Important result: If we assume constant mean, we can use all of the data to estimate the mean
Here we can see after 5 realizations that the mean is clearly not constant with time
library(tswge)
a1 = gen.sigplusnoise.wge(100, coef = c(5, 0), freq = c(0.1, 0), psi = c(3,
0), vara = 3, plot = F)
b1 = gen.sigplusnoise.wge(100, coef = c(5, 0), freq = c(0.1, 0), psi = c(3,
0), vara = 3, plot = F)
c1 = gen.sigplusnoise.wge(100, coef = c(5, 0), freq = c(0.1, 0), psi = c(3,
0), vara = 3, plot = F)
d1 = gen.sigplusnoise.wge(100, coef = c(5, 0), freq = c(0.1, 0), psi = c(3,
0), vara = 3, plot = F)
e1 = gen.sigplusnoise.wge(100, coef = c(5, 0), freq = c(0.1, 0), psi = c(3,
0), vara = 3, plot = F)
Now lets look at 5 realizations which come from the same realization, which might not have a constant mean:
a2 = gen.sigplusnoise.wge(100, coef = c(5, 0), freq = c(0.1, 0), psi = c(runif(1,
0, 2 * pi), 0), vara = 3, plot = F)
b2 = gen.sigplusnoise.wge(100, coef = c(5, 0), freq = c(0.1, 0), psi = c(runif(1,
0, 2 * pi), 0), vara = 3, plot = F)
c2 = gen.sigplusnoise.wge(100, coef = c(5, 0), freq = c(0.1, 0), psi = c(runif(1,
0, 2 * pi), 0), vara = 3, plot = F)
d2 = gen.sigplusnoise.wge(100, coef = c(5, 0), freq = c(0.1, 0), psi = c(runif(1,
0, 2 * pi), 0), vara = 3, plot = F)
e2 = gen.sigplusnoise.wge(100, coef = c(5, 0), freq = c(0.1, 0), psi = c(runif(1,
0, 2 * pi), 0), vara = 3, plot = F)
We cannot say for sure whether the mean is constant or not in this case!

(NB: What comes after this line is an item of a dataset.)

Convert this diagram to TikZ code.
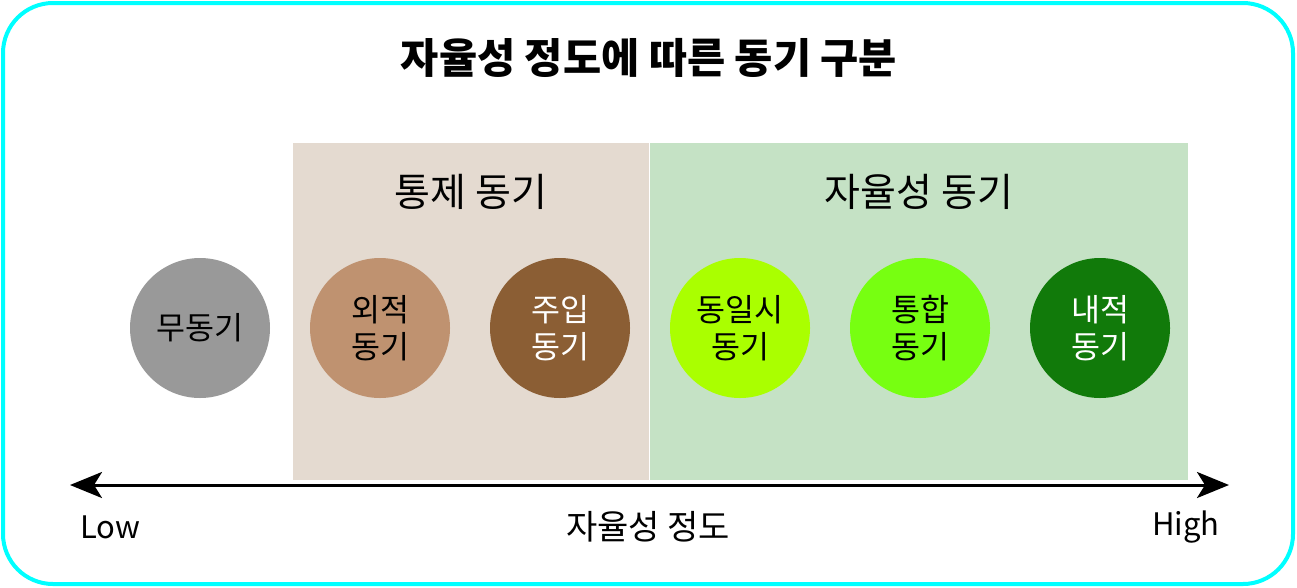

3.2 Condition Two: Constant Variance
Variance does not depend on time
Variance is constant and finite*
That is :
\[Var[X_t] = \sigma^2 \neq \infty\]
If we can make this assumption, then we can use all of the data to make the variance. This is typically the hardest one to tell, and it will take some practice to see.
3.3 Condition 3: Constant autocorrelation
Correlation of \(X_{t_1} and X_{t_2}\) only depends on \(t_2 - t_1\)
That is, the correlation between points depends only on how far apart they are in time, not where they are in time.
To describe this mathematically:
Let \[h = t_2 - t_1\]
then \[\mathrm{Cor}\left(X_t,X_{t+h}\right) = \rho_h\]
\(\rho\) represents the population correlation coefficient.